A delegada Denisse Ribeiro era titular da Diretoria de Investigação e Combate ao Crime Organizado (Dicor) da Polícia Federal quando, em 2020, à frente da Operação Lume, solicitou ao Supremo Tribunal Federal (STF) uma ação de busca e apreensão no Palácio do Planalto. Ela investigava a organização e o financiamento de atos antidemocráticos por parte de grupos bolsonaristas.
O pedido de Denisse tinha como alvos a Secretaria de Comunicação da Presidência da República, a seção correspondente no Ministério da Mulher, Família e Direitos Humanos, os endereços do então secretário Fábio Wajngarten e canais bolsonaristas no YouTube. Exatos 14 dias depois do pedido enviado ao STF, Denisse Ribeiro foi afastada da Dicor. Acabou sendo reintegrada, mas impedida de exercer qualquer protagonismo nas investigações, graças a uma intervenção direta do ministro Alexandre de Moraes.
Os demais perseguidos foram os delegados Carla Patricia Cintia Barros da Cunha, Bruno Calandrini e Franco Perazzoni. Carla era superintendente em Pernambuco, mas acabou afastada por ter atuado na Secretaria de Segurança Pública de Pernambuco, governada pelo PSB.
Calandrini investigava as denúncias de corrupção no Ministério da Educação que levaram à prisão do ex-ministro Milton Ribeiro. Foi afastado quando denunciou a tentativa de interferência do governo nas investigações. Perazzoni, lotado na Delegacia de Repressão à Corrupção e Crimes Financeiros da Superintendência da PF no DF, acabou afastado por conta das investigações sobre desmatamento na Amazônia. Ele era o responsável pela Operação Akuanduba, que fez buscas no escritório de Ricardo Salles, ex-ministro do Meio Ambiente.

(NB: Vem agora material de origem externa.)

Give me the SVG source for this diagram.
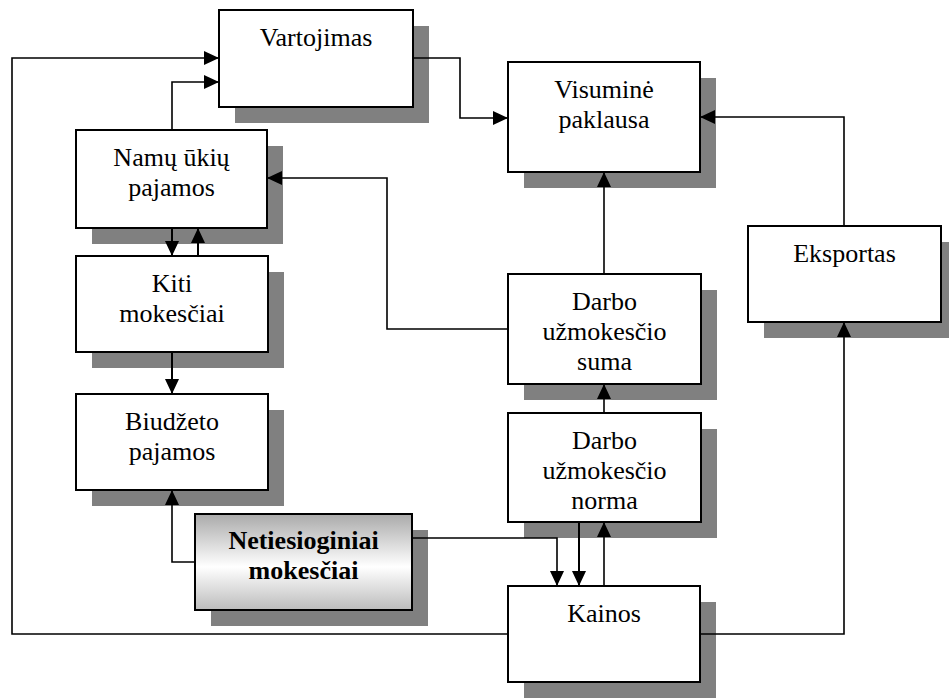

A questão dos delegados federais perseguidos no governo Bolsonaro foi tratada, informalmente, durante as reuniões do grupo técnico de Justiça e Segurança Pública do gabinete de transição, mas nenhuma decisão foi tomada a respeito. Dentre os principais cargos de direção da PF anunciados pelo delegado Andrei Rodrigues, nenhum dos nomes da lista foi incluído. Restam, ainda, os cargos relativos às superintendências regionais.